* BEGIN *

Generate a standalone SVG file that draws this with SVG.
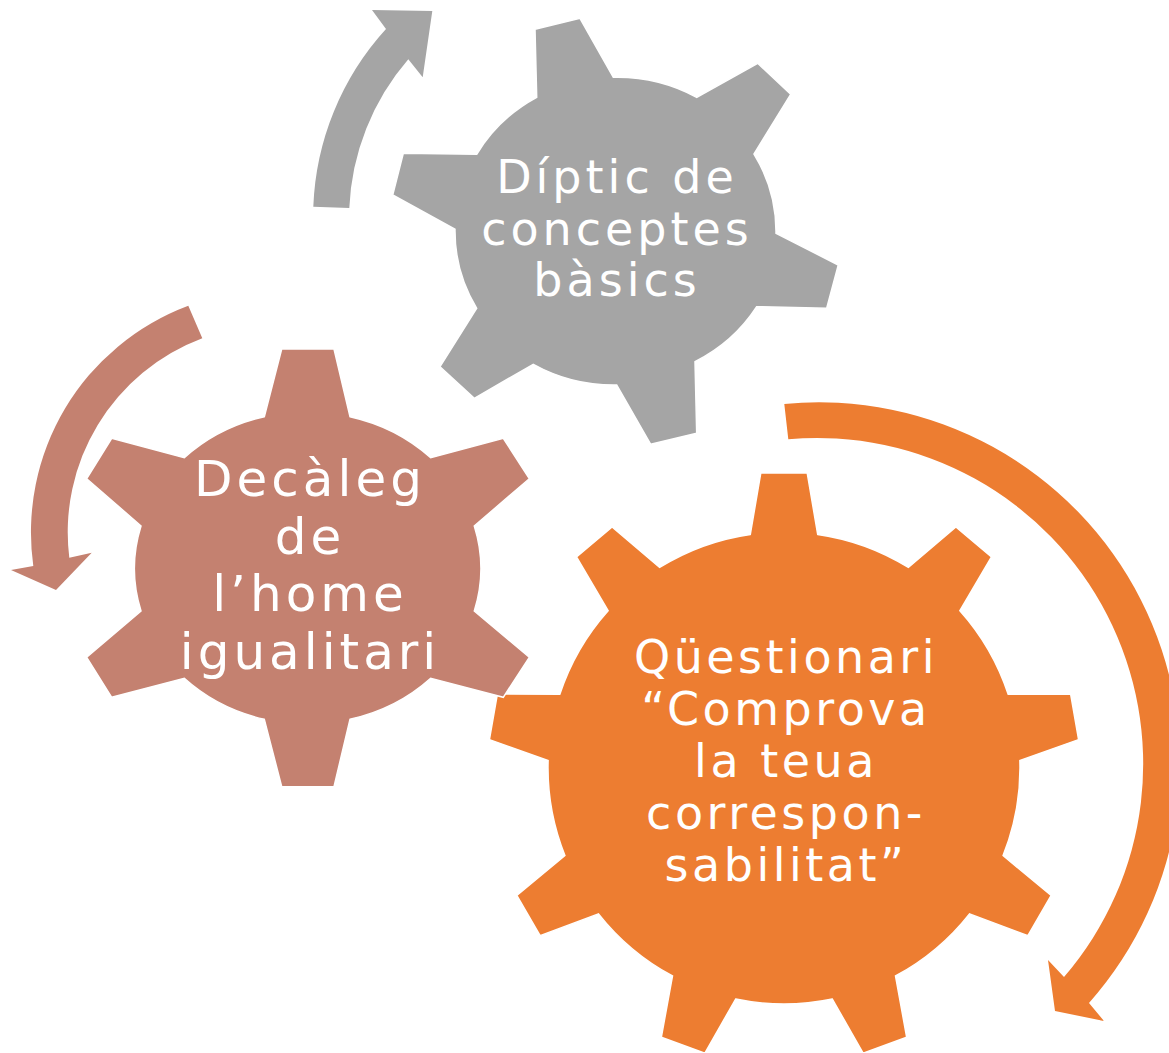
<svg xmlns="http://www.w3.org/2000/svg" width="1169" height="1053" viewBox="0 0 1169 1053">
<style>
.lbl{font-family:"DejaVu Sans","Liberation Sans",sans-serif;fill:#FFFFFF;text-anchor:middle;letter-spacing:3.5px}
.orange{fill:#ED7D31}
.brown{fill:#C48170}
.grey{fill:#A5A5A5}
.gear{stroke:#FFFFFF;stroke-width:1.5;stroke-linejoin:miter}
</style>
<rect width="1169" height="1053" fill="#FFFFFF"/>
<g id="gear-questionari">
<path class="orange gear" d="M 750.3,534.4 L 760.8,472.9 L 807.2,472.9 L 817.7,534.4 A 236 236 0 0 1 908.4,567.4 L 955.9,527.0 L 991.5,556.9 L 959.9,610.7 A 236 236 0 0 1 1008.2,694.3 L 1070.6,693.9 L 1078.6,739.6 L 1019.9,760.6 A 236 236 0 0 1 1003.1,855.6 L 1051.2,895.4 L 1027.9,935.7 L 969.5,913.9 A 236 236 0 0 1 895.5,976.0 L 906.7,1037.3 L 863.1,1053.2 L 832.3,999.0 A 236 236 0 0 1 735.7,999.0 L 704.9,1053.2 L 661.3,1037.3 L 672.5,976.0 A 236 236 0 0 1 598.5,913.9 L 540.1,935.7 L 516.8,895.4 L 564.9,855.6 A 236 236 0 0 1 548.1,760.6 L 489.4,739.6 L 497.4,693.9 L 559.8,694.3 A 236 236 0 0 1 608.1,610.7 L 576.5,556.9 L 612.1,527.0 L 659.6,567.4 A 236 236 0 0 1 750.3,534.4 Z"/>
<text class="lbl" font-size="46"><tspan x="786" y="673">Qüestionari</tspan><tspan x="786" y="725">“Comprova</tspan><tspan x="786" y="777">la teua</tspan><tspan x="786" y="829">correspon-</tspan><tspan x="786" y="881">sabilitat”</tspan></text>
</g>
<g id="gear-decaleg">
<path class="brown gear" d="M 264.3,416.7 L 281.7,349 L 334,349 L 350,416.7 A 173 156 0 0 1 430.7,457.7 L 503.3,438.3 L 529.3,478.7 L 474.3,526 A 173 156 0 0 1 474.3,611 L 529.3,657.3 L 503.3,697.3 L 430.7,678.3 A 173 156 0 0 1 350,719.3 L 334,786.7 L 281.7,786.7 L 264.3,719.3 A 173 156 0 0 1 184.3,678.3 L 111.7,697.3 L 86.7,657.3 L 141,611 A 173 156 0 0 1 141,526 L 86.7,478.7 L 111.7,438.3 L 184.3,457.7 A 173 156 0 0 1 264.3,416.7 Z"/>
<text class="lbl" font-size="50" style="letter-spacing:4px"><tspan x="310" y="496">Decàleg</tspan><tspan x="310" y="553.5">de</tspan><tspan x="310" y="611">l’home</tspan><tspan x="310" y="668.5">igualitari</tspan></text>
</g>
<g id="gear-diptic">
<path class="grey gear" d="M 536.7,97.3 L 535,29.3 L 580,18.3 L 613.3,77.3 A 161 154 0 0 1 696.7,97.3 L 757.7,63.3 L 790.7,94.3 L 754,154 A 161 154 0 0 1 776,233.3 L 838.3,265 L 826.7,308.3 L 756.7,306.7 A 161 154 0 0 1 695,361.7 L 696.7,433.3 L 650.7,444.3 L 616.7,385 A 161 154 0 0 1 533.3,364.3 L 474.3,398.3 L 440,366.7 L 476.7,308.3 A 161 154 0 0 1 455,229.3 L 392.7,195 L 403.3,153.3 L 476.7,154.3 A 161 154 0 0 1 536.7,97.3 Z"/>
<text class="lbl" font-size="46" style="letter-spacing:4px"><tspan x="617" y="193">Díptic de</tspan><tspan x="617" y="245">conceptes</tspan><tspan x="617" y="296">bàsics</tspan></text>
</g>
<g id="connectors">
<path id="arrow-grey" class="grey" d="M 313.3,206.7 A 279 279 0 0 1 386,29 L 372,10 L 432.3,11 L 422.7,77.3 L 408.3,59.3 A 243 243 0 0 0 349.3,208 Z"/>
<path id="arrow-brown" class="brown" d="M 188.3,305.7 A 242 242 0 0 0 33.3,566 L 11,570 L 56,590 L 91.7,552.7 L 69.3,557.7 A 207 207 0 0 1 202.3,338.3 Z"/>
<path id="arrow-orange" class="orange" d="M 784.3,404 A 361 361 0 0 1 1089,1003 L 1104,1021 L 1055,1011 L 1048,960 L 1064,977 A 326 326 0 0 0 788.3,439.3 Z"/>
</g>
</svg>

* END *

Quote the material word for word, dropping any images it holds.

Generate a standalone SVG file that draws this with SVG.
<svg xmlns="http://www.w3.org/2000/svg" width="1169" height="1053" viewBox="0 0 1169 1053">
<style>
.lbl{font-family:"DejaVu Sans","Liberation Sans",sans-serif;fill:#FFFFFF;text-anchor:middle;letter-spacing:3.5px}
.orange{fill:#ED7D31}
.brown{fill:#C48170}
.grey{fill:#A5A5A5}
.gear{stroke:#FFFFFF;stroke-width:1.5;stroke-linejoin:miter}
</style>
<rect width="1169" height="1053" fill="#FFFFFF"/>
<g id="gear-questionari">
<path class="orange gear" d="M 750.3,534.4 L 760.8,472.9 L 807.2,472.9 L 817.7,534.4 A 236 236 0 0 1 908.4,567.4 L 955.9,527.0 L 991.5,556.9 L 959.9,610.7 A 236 236 0 0 1 1008.2,694.3 L 1070.6,693.9 L 1078.6,739.6 L 1019.9,760.6 A 236 236 0 0 1 1003.1,855.6 L 1051.2,895.4 L 1027.9,935.7 L 969.5,913.9 A 236 236 0 0 1 895.5,976.0 L 906.7,1037.3 L 863.1,1053.2 L 832.3,999.0 A 236 236 0 0 1 735.7,999.0 L 704.9,1053.2 L 661.3,1037.3 L 672.5,976.0 A 236 236 0 0 1 598.5,913.9 L 540.1,935.7 L 516.8,895.4 L 564.9,855.6 A 236 236 0 0 1 548.1,760.6 L 489.4,739.6 L 497.4,693.9 L 559.8,694.3 A 236 236 0 0 1 608.1,610.7 L 576.5,556.9 L 612.1,527.0 L 659.6,567.4 A 236 236 0 0 1 750.3,534.4 Z"/>
<text class="lbl" font-size="46"><tspan x="786" y="673">Qüestionari</tspan><tspan x="786" y="725">“Comprova</tspan><tspan x="786" y="777">la teua</tspan><tspan x="786" y="829">correspon-</tspan><tspan x="786" y="881">sabilitat”</tspan></text>
</g>
<g id="gear-decaleg">
<path class="brown gear" d="M 264.3,416.7 L 281.7,349 L 334,349 L 350,416.7 A 173 156 0 0 1 430.7,457.7 L 503.3,438.3 L 529.3,478.7 L 474.3,526 A 173 156 0 0 1 474.3,611 L 529.3,657.3 L 503.3,697.3 L 430.7,678.3 A 173 156 0 0 1 350,719.3 L 334,786.7 L 281.7,786.7 L 264.3,719.3 A 173 156 0 0 1 184.3,678.3 L 111.7,697.3 L 86.7,657.3 L 141,611 A 173 156 0 0 1 141,526 L 86.7,478.7 L 111.7,438.3 L 184.3,457.7 A 173 156 0 0 1 264.3,416.7 Z"/>
<text class="lbl" font-size="50" style="letter-spacing:4px"><tspan x="310" y="496">Decàleg</tspan><tspan x="310" y="553.5">de</tspan><tspan x="310" y="611">l’home</tspan><tspan x="310" y="668.5">igualitari</tspan></text>
</g>
<g id="gear-diptic">
<path class="grey gear" d="M 536.7,97.3 L 535,29.3 L 580,18.3 L 613.3,77.3 A 161 154 0 0 1 696.7,97.3 L 757.7,63.3 L 790.7,94.3 L 754,154 A 161 154 0 0 1 776,233.3 L 838.3,265 L 826.7,308.3 L 756.7,306.7 A 161 154 0 0 1 695,361.7 L 696.7,433.3 L 650.7,444.3 L 616.7,385 A 161 154 0 0 1 533.3,364.3 L 474.3,398.3 L 440,366.7 L 476.7,308.3 A 161 154 0 0 1 455,229.3 L 392.7,195 L 403.3,153.3 L 476.7,154.3 A 161 154 0 0 1 536.7,97.3 Z"/>
<text class="lbl" font-size="46" style="letter-spacing:4px"><tspan x="617" y="193">Díptic de</tspan><tspan x="617" y="245">conceptes</tspan><tspan x="617" y="296">bàsics</tspan></text>
</g>
<g id="connectors">
<path id="arrow-grey" class="grey" d="M 313.3,206.7 A 279 279 0 0 1 386,29 L 372,10 L 432.3,11 L 422.7,77.3 L 408.3,59.3 A 243 243 0 0 0 349.3,208 Z"/>
<path id="arrow-brown" class="brown" d="M 188.3,305.7 A 242 242 0 0 0 33.3,566 L 11,570 L 56,590 L 91.7,552.7 L 69.3,557.7 A 207 207 0 0 1 202.3,338.3 Z"/>
<path id="arrow-orange" class="orange" d="M 784.3,404 A 361 361 0 0 1 1089,1003 L 1104,1021 L 1055,1011 L 1048,960 L 1064,977 A 326 326 0 0 0 788.3,439.3 Z"/>
</g>
</svg>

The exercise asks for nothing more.